LOVE MONTH: DAY 10: “To be fully seen by somebody, then, and be loved anyhow – this is a human offering that can border on miraculous.”― Elizabeth Gilbert
I remember my early days in recovery. I really enjoyed going to meetings and the fellowship, because I believed that everyone was as loving and kind as they appeared and shared themselves to be. It is a great idea. I have found it to be much less “real” than I believed at first.
We have common bonds, and there is a great deal of connection when we share, but there is less a fellowship of love than we would like to believe.
My experience is that most recovering people are very self-centered and selfish, very deep into Ego for a great many years. The best we can hope for in these rooms is to be allowed to be who we are as WE get better. The “fellowship” may never recover, but individuals do.

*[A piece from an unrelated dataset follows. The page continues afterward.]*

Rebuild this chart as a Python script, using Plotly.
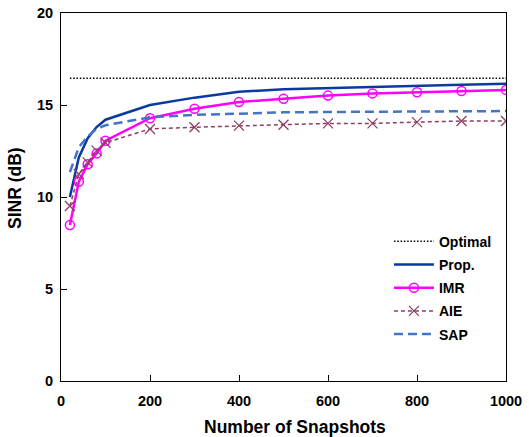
import plotly.graph_objects as go

snapshots = [20, 40, 60, 80, 100, 200, 300, 400, 500, 600, 700, 800, 900, 1000]
optimal = [16.45] * len(snapshots)
prop = [10.0, 12.15, 13.2, 13.8, 14.2, 15.0, 15.4, 15.72, 15.85, 15.92, 15.98, 16.04, 16.1, 16.15]
imr = [8.48, 10.83, 11.78, 12.37, 13.06, 14.28, 14.8, 15.16, 15.34, 15.51, 15.63, 15.69, 15.76, 15.82]
aie = [9.51, 11.25, 11.88, 12.52, 12.95, 13.7, 13.79, 13.88, 13.93, 14.0, 14.0, 14.07, 14.13, 14.13]
sap = [11.35, 12.7, 13.3, 13.7, 13.9, 14.33, 14.46, 14.53, 14.6, 14.62, 14.63, 14.64, 14.65, 14.67]

fig = go.Figure()
fig.add_trace(go.Scatter(x=snapshots, y=optimal, mode="lines", name="Optimal", legendgroup="a",
                         line=dict(color="black", width=1.5, dash="1.5px,1.8px")))
fig.add_trace(go.Scatter(x=snapshots, y=prop, mode="lines", name="Prop.", legendgroup="b",
                         line=dict(color="#0A3AA0", width=2.5)))
fig.add_trace(go.Scatter(x=snapshots, y=imr, mode="lines+markers", name="IMR", legendgroup="c",
                         line=dict(color="#FF00FF", width=2.5),
                         marker=dict(symbol="circle-open", size=9, color="#FF00FF", line=dict(width=1.5))))
fig.add_trace(go.Scatter(x=snapshots, y=aie, mode="lines+markers", name="AIE", legendgroup="d",
                         line=dict(color="#8E3F66", width=1.5, dash="4px,3px"),
                         marker=dict(symbol="x-thin-open", size=10, color="#8E3F66", line=dict(width=1.3, color="#8E3F66"))))
fig.add_trace(go.Scatter(x=snapshots, y=sap, mode="lines", name="SAP", legendgroup="e",
                         line=dict(color="#4474C4", width=2.5, dash="9px,5px")))

font_family = "Liberation Sans, Arial, sans-serif"
fig.update_layout(
    width=529, height=437,
    margin=dict(l=61, r=23, t=13, b=56),
    plot_bgcolor="white", paper_bgcolor="white",
    font=dict(family=font_family, size=14, color="black"),
    showlegend=True,
    legend=dict(x=0.737, y=0.422, xanchor="left", yanchor="top",
                bgcolor="rgba(0,0,0,0)", borderwidth=0,
                font=dict(family=font_family, size=14, color="black", weight="bold"),
                tracegroupgap=2, itemwidth=40),
    annotations=[
        dict(text="<b>Number of Snapshots</b>", xref="paper", yref="paper",
             x=(295 - 61) / 445, y=(381 - 427) / 368, xanchor="center", yanchor="middle",
             showarrow=False, font=dict(size=17.5)),
        dict(text="<b>SINR (dB)</b>", xref="paper", yref="paper", textangle=-90,
             x=(15 - 61) / 445, y=(381 - 188) / 368, xanchor="center", yanchor="middle",
             showarrow=False, font=dict(size=17.5)),
    ],
)
fig.update_xaxes(range=[0, 1000], tickvals=[0, 200, 400, 600, 800, 1000], automargin=False,
                 showgrid=False, zeroline=False, showline=True, linecolor="black", linewidth=1,
                 mirror=True, ticks="inside", ticklen=6, tickcolor="black", ticklabelstandoff=7,
                 tickfont=dict(size=14.5, weight="bold"))
fig.update_yaxes(range=[0, 20], tickvals=[0, 5, 10, 15, 20], automargin=False,
                 showgrid=False, zeroline=False, showline=True, linecolor="black", linewidth=1,
                 mirror=True, ticks="inside", ticklen=6, tickcolor="black", ticklabelstandoff=4,
                 tickfont=dict(size=14.5, weight="bold"))

fig.write_html("out.html")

What I have also found is that the more I recover, the less I need that common bond with great numbers of people. Instead, as a sponsor told me many long years ago, I have found my tribe, which is much smaller than I thought.
My first recovery community was in a group of hundreds of recovering addicts. I was sad when I moved away and lost track of most of them. There was a small handful that I connected with and stayed connected. That is what happens when I move from a group. Now, after having moved quite a few times to places far from the groups I have joined, the numbers of people in my tribe are fewer all the time. I may connect with people in meetings, but REAL connection happens outside the meetings, for me. These are MY tribe. They are small in number, but big in connection and love. We can truly love each other unconditionally and with no agendas. What a great thing that is!
And the acceptance and love we share IS miraculous…it is the miraculous aspect of what Step 12 talks about. I LOVE THAT!